Two things stick out here that I don't fully understand. *Declarative schemas, a...

GeneralMayhem · on Sept 6, 2021

>Isn't this impossible because some schema changes require data migration?

In the most general case, sure - although there are workarounds for some specific cases (e.g., including previously-known-as names in the declarative schema to allow automatically planning renames). But 99% of the time, you're adding and removing tables and columns in a way that's very well defined. This is one of those areas where the best solution is to legislate away the hard problems - a tool that covers 98% of schema changes automatically (the provably safe ones), and then fails/requires a human to approve the last 2% is still dramatically better than having humans manually write and sequence change plans all the time.

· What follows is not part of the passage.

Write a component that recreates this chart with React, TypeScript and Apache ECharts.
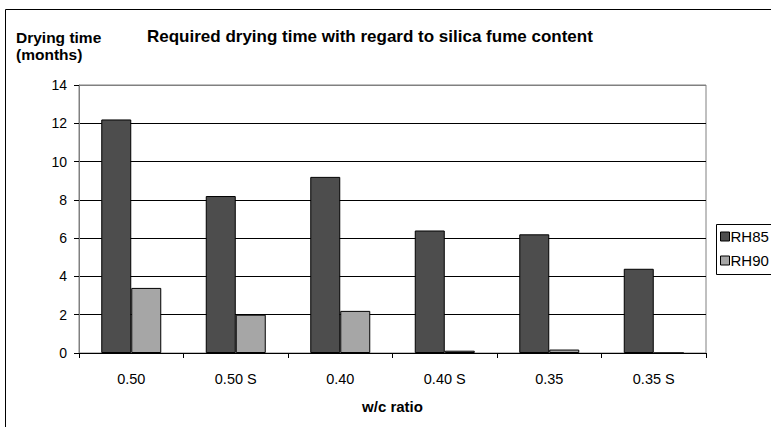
import React, { useEffect, useRef } from "react";
import * as echarts from "echarts";

const categories = ["0.50", "0.50 S", "0.40", "0.40 S", "0.35", "0.35 S"];
const rh85 = [12.2, 8.2, 9.2, 6.4, 6.2, 4.4];
const rh90 = [3.4, 2.0, 2.2, 0.12, 0.18, 0];
const seriesNames = ["RH85", "RH90"];
const titleText = "Required drying time with regard to silica fume content";
const yAxisTitle = ["Drying time", "(months)"];
const xAxisTitle = "w/c ratio";

const FONT = "'Liberation Sans', Arial, sans-serif";

export default function App() {
  const ref = useRef<HTMLDivElement>(null);
  useEffect(() => {
    document.body.style.margin = "0";
    const chart = echarts.init(ref.current!, undefined, { renderer: "svg" });
    chart.setOption({
      animation: false,
      backgroundColor: "#fff",
      textStyle: { fontFamily: FONT },
      title: {
        text: titleText,
        left: 147,
        top: 28,
        padding: 0,
        textStyle: { fontFamily: FONT, fontSize: 17, fontWeight: "bold", color: "#000" },
      },
      grid: {
        left: 79,
        right: 65,
        top: 85,
        bottom: 74,
        show: true,
        borderColor: "#808080",
        borderWidth: 1,
        backgroundColor: "#fff",
      },
      legend: {
        orient: "vertical",
        left: 720,
        top: 229,
        itemWidth: 9,
        itemHeight: 9,
        itemGap: 9,
        itemStyle: { borderColor: "#000", borderWidth: 1 },
        padding: 0,
        icon: "rect",
        textStyle: { fontFamily: FONT, fontSize: 15, color: "#000", padding: [0, 0, 0, -4] },
        data: seriesNames,
      },
      xAxis: {
        type: "category",
        data: categories,
        name: xAxisTitle,
        nameLocation: "middle",
        nameGap: 46,
        nameTextStyle: { fontFamily: FONT, fontSize: 15, fontWeight: "bold", color: "#000" },
        axisLine: { lineStyle: { color: "#000", width: 1 } },
        axisTick: { show: true, length: 5, lineStyle: { color: "#000" } },
        axisLabel: { fontFamily: FONT, fontSize: 14.5, color: "#000", margin: 18 },
      },
      yAxis: {
        type: "value",
        min: 0,
        max: 14,
        interval: 2,
        axisLine: { show: true, lineStyle: { color: "#808080", width: 1 } },
        axisTick: { show: true, length: 5, lineStyle: { color: "#000" } },
        axisLabel: { fontFamily: FONT, fontSize: 14, color: "#000", margin: 12 },
        splitLine: {
          show: true,
          lineStyle: {
            color: ["#000", "#000", "#000", "#000", "#000", "#000", "#000", "#808080"],
            width: 1,
          },
        },
      },
      series: [
        {
          name: seriesNames[0],
          type: "bar",
          data: rh85,
          barWidth: 30,
          barGap: "0%",
          itemStyle: { color: "#4d4d4d", borderColor: "#000", borderWidth: 1 },
        },
        {
          name: seriesNames[1],
          type: "bar",
          data: rh90,
          barWidth: 30,
          barGap: "0%",
          itemStyle: { color: "#a6a6a6", borderColor: "#000", borderWidth: 1 },
        },
      ],
      graphic: [
        {
          type: "rect",
          z: -10,
          shape: { x: 5.5, y: 9.5, width: 800, height: 500 },
          style: { fill: "none", stroke: "#000", lineWidth: 1 },
          silent: true,
        },
        {
          type: "rect",
          z: -5,
          shape: { x: 716.5, y: 224.5, width: 80, height: 50 },
          style: { fill: "#fff", stroke: "#000", lineWidth: 1 },
          silent: true,
        },
        {
          type: "text",
          left: 16,
          top: 29,
          style: {
            text: yAxisTitle.join("\n"),
            fontFamily: FONT,
            fontSize: 15.5,
            fontWeight: "bold",
            lineHeight: 17,
            fill: "#000",
          },
        },
      ],
    });
    return () => chart.dispose();
  }, []);
  return (
    <div
      ref={ref}
      style={{ position: "fixed", left: 0, top: 0, width: 771, height: 427 }}
    />
  );
}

Data migrations will require human effort, but you can sequence the changes and isolate the parts that need different kinds of work. If you're changing a string to an integer, for instance, you can make it clear in your change history that you (1) add the new column, (2) start dual writes, (3) backfill, (4) move readers to the new column, (5) stop the dual write, (6) drop the old column. You can do that with checked-in migration code, but think about what you end up with at the end - with imperative migrations, you have the clutter from all of that history; with declarative schema definitions, you just have the final state, just like how it works for code.

Declarative schemas also usually come with nice ancillary properties - for instance, they can give you automatic rollbacks, because you can pack up the whole schema definition as a static artifact.

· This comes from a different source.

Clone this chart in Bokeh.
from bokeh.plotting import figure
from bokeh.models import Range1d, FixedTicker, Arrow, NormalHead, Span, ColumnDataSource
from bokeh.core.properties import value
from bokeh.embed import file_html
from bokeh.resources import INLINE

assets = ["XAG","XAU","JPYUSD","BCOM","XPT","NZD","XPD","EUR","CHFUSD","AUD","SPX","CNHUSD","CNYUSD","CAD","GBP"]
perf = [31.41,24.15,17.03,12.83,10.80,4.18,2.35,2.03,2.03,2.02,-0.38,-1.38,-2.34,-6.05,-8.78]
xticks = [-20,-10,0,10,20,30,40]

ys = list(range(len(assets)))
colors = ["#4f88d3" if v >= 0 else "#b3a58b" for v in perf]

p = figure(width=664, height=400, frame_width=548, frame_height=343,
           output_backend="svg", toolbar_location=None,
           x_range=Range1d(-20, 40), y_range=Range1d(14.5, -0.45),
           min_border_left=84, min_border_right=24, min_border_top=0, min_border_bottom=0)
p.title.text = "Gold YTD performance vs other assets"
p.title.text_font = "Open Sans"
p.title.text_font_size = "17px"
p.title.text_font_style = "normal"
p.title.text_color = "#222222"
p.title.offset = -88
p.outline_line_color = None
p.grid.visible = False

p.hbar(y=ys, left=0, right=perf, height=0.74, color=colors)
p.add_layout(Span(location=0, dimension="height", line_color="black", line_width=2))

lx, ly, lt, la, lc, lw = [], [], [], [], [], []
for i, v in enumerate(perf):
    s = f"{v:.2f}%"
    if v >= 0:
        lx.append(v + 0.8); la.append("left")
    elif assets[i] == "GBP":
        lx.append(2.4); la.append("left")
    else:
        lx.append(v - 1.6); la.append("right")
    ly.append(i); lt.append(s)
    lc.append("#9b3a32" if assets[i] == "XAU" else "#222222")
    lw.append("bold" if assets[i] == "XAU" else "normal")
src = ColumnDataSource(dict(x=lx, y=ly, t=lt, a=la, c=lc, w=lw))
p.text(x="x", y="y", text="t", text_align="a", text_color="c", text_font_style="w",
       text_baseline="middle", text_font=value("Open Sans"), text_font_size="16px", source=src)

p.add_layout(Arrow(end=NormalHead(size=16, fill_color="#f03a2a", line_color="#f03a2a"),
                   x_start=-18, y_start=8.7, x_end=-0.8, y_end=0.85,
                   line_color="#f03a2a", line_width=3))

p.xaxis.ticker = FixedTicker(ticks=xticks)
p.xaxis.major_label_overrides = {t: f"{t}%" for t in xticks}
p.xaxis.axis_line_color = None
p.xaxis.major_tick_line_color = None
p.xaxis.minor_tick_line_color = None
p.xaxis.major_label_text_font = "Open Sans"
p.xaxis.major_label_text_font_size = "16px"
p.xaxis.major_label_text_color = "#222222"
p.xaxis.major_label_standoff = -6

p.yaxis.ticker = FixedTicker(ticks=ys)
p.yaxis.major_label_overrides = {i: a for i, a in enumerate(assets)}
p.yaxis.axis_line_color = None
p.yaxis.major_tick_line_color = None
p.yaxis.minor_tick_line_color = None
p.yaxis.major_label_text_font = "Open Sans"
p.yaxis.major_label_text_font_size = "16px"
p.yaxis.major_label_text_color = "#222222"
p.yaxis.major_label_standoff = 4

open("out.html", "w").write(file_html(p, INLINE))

>Why not use a dedicated and feature rich queue such as Rabbit MQ or, if you want to get really fancy, Kafka?

Atomicity. It's really, really powerful to be able to write a row and send or receive a message as a single exactly-once transaction. Imagine a queue of events. The writer writes the event data, and sends a message as a notification that it exists; the consumer will keep some sort of aggregate (count, filtered total, etc.). With a separate queueing system, you have to explicitly manage the timing and error cases bridging different atomicity domains, usually reimplementing some sort of idempotency log on your own. If it's all in one place, you just write a transaction that reads the old value, consumes the queue message, and writes a new value.

throwaway_pdp09 · on Sept 6, 2021

I'm doing a project perhaps relevant to this. Talk of declarative schemas (or what you imply they offer) is very interesting and I'd like to know more but I can't find anything relevant (just magento and sqlalchemy). Indeed, searching for <<<"Declarative schemas" "sql">>> in google gets this very thread on the first results page.

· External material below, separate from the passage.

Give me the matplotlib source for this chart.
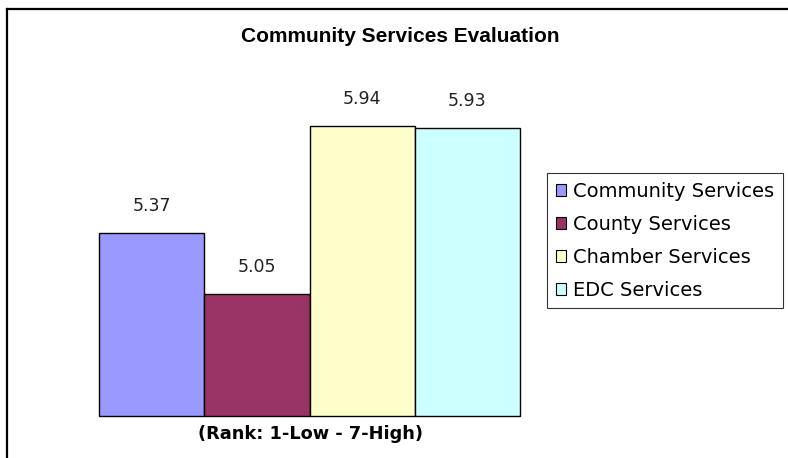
import matplotlib.pyplot as plt
from matplotlib.lines import Line2D

# data
categories = ['Community Services', 'County Services', 'Chamber Services', 'EDC Services']
values = [5.37, 5.05, 5.94, 5.93]
colors = ['#9999FF', '#993366', '#FFFFCC', '#CCFFFF']
y_min, y_max = 4.4, 6.0

W, H = 788, 458
fig = plt.figure(figsize=(W / 100, H / 100), dpi=100)
fig.patch.set_facecolor('white')

# outer frame (only top and left edges visible in the crop)
fig.add_artist(Line2D([6.5 / W, 1.0], [1 - 9 / H, 1 - 9 / H], color='black', lw=1.6))
fig.add_artist(Line2D([6.5 / W, 6.5 / W], [0, 1 - 9 / H], color='black', lw=1.6))

# plot area
left, right, bottom, top = 99, 520, 415.7, 115
ax = fig.add_axes([left / W, 1 - bottom / H, (right - left) / W, (bottom - top) / H])
xs = list(range(len(values)))
bars = ax.bar(xs, [v - y_min for v in values], width=1.0, bottom=y_min,
              color=colors, edgecolor='black', linewidth=1.0)
for b in bars:
    b.set_clip_on(False)
ax.set_xlim(-0.5, len(values) - 0.5)
ax.set_ylim(y_min, y_max)
for s in ax.spines.values():
    s.set_visible(False)
ax.set_xticks([])
ax.set_yticks([])
ax.patch.set_alpha(0)

for x, v in zip(xs, values):
    ax.annotate(f'{v:.2f}', (x, v), xytext=(0, 27), textcoords='offset pixels',
                ha='center', va='center', fontsize=12.5, color='#222222',
                family='DejaVu Sans', annotation_clip=False)

fig.text(400 / W, 1 - 37 / H, 'Community Services Evaluation', ha='center', va='center',
         fontsize=15, fontweight='bold', family='Liberation Sans')
fig.text(310 / W, 1 - 434 / H, '(Rank: 1-Low - 7-High)', ha='center', va='center',
         fontsize=12.8, fontweight='bold', family='DejaVu Sans')

handles = [plt.Rectangle((0, 0), 1, 1, facecolor=c, edgecolor='black', lw=0.8) for c in colors]
leg = fig.legend(handles, categories, loc='upper left',
                 bbox_to_anchor=(547 / W, 1 - 173 / H), fontsize=14,
                 frameon=True, fancybox=False, edgecolor='black',
                 handlelength=0.55, handleheight=0.55, handletextpad=0.35,
                 labelspacing=0.72, borderpad=0.45, borderaxespad=0)
leg.get_frame().set_linewidth(0.8)

fig.savefig('out.png', dpi=100, facecolor='white')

Any links to clear, actionable and reasonably comprehensive examples of these would be most helpful. Obviously abstract statements of the required semantics are also needed, but I also need to see what actual code would look like.

TIA

GeneralMayhem · on Sept 6, 2021

Magento (the new XML-based version, not the old create/update/revert-script version) gives a lot of these properties. Making it part of the database instead of a third-party tool would be better, though - it lets you cover more features, and with deeper integration you can get transactional updates and history logs.

saulrh · on Sept 6, 2021

> Why not use a dedicated and feature rich queue such > as Rabbit MQ or, if you want to get really fancy, Kafka?

If your queue is in the same database as your data, you can do "ack message/mark job as complete" and "commit result of job to database" in the same transaction. That simplifies a lot of the harder parts of things like materialization pipelines or BI systems.